Views of the child reports
John-Paul Boyd has been preparing views of the child reports for use in family law disputes being resolved through litigation and mediation since 2007, and was instrumental in establishing the BC Hear the Child Society. These reports are commonly used to explore children’s thoughts about their parents’ separation, how they feel about the conflict between their parents and their opinion of their parenting arrangements. Sometimes these reports are used to address specific questions, about the extracurricular activities the child prefers, about a minor or temporary change to the child’s parenting schedule or about a letter, email or text the child has written. Views of the child reports give parents, mediators, arbitrators and judges valuable information about children’s wishes and preferences.
The views of the child reports available from John-Paul Boyd Arbitration Chambers are non-evaluative, meaning that they merely report what the child has said and agreed John-Paul may communicate. They do not editorialize or offer an opinion about the child’s views, or about the extent to which the views expressed by the child match the child’s actual wishes and preferences. They can be prepared inexpensively and quickly, often within a day or two depending on timing and John-Paul’s availability.
Where an evaluative report is required, meaning a report in which the writer assesses and provides an opinion on the child’s views, a mental health professional such as a psychologist or social worker must be hired.
Views of the child reports prepared by John-Paul Boyd have been cited by the Provincial Court, Supreme Court and Court of Appeal of British Columbia.
The use of children’s affidavits in legal disputes is something that should be avoided whenever possible. However, circumstances can arise when these affidavits are necessary. Children’s affidavits should not be drafted by the lawyers for any of the parties involved in a family law dispute, or by lawyers working with those lawyers. In order to avoid any impression of influence, children’s affidavits should be prepared by an independent, neutral lawyer with no affiliation to either party.
The lawyer preparing the affidavit must work with the child to ensure that: the affidavit accurately reflects the child’s experiences and recollections; the child appreciates the present and future implications of signing an affidavit to be used in a legal dispute; and, the child understands the difference between telling the truth and telling a half-truth or an outright lie.
John-Paul Boyd is skilled at communicating with children and young people, establishing rapport and helping them tell their stories in a way with which they are comfortable.
Children’s independent legal advice
Children aged 12 and older may need legal advice when they are being asked to consent to something, like an adoption, a change of name or the appointment of a guardian. The consent of children younger than 12 generally isn’t required.
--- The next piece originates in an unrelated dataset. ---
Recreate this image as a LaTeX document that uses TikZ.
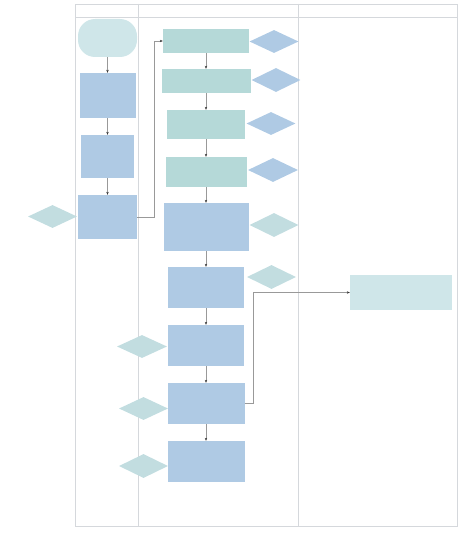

Although the need to obtain the child’s consent sounds like it’s just a matter of asking the child to say yes or no to something, a number of court decisions have pointed out that what the child must provide is his or her informed consent. “Informed consent” means that the child needs to get legal advice from an independent lawyer about the meaning and effect of the decision he or she is being asked to make. Informed consent helps to ensure that: the child understands the consequences of giving or withholding agreement; and, the child is making up his or her own mind on the matter.
John-Paul Boyd is able to express complicated legal ideas in ways that children and young people easily understand. He will prepare an affidavit for use in court and administrative proceedings stating the information communicated to the child, explaining the child’s apparent understanding of that information and summarizing the child’s decision.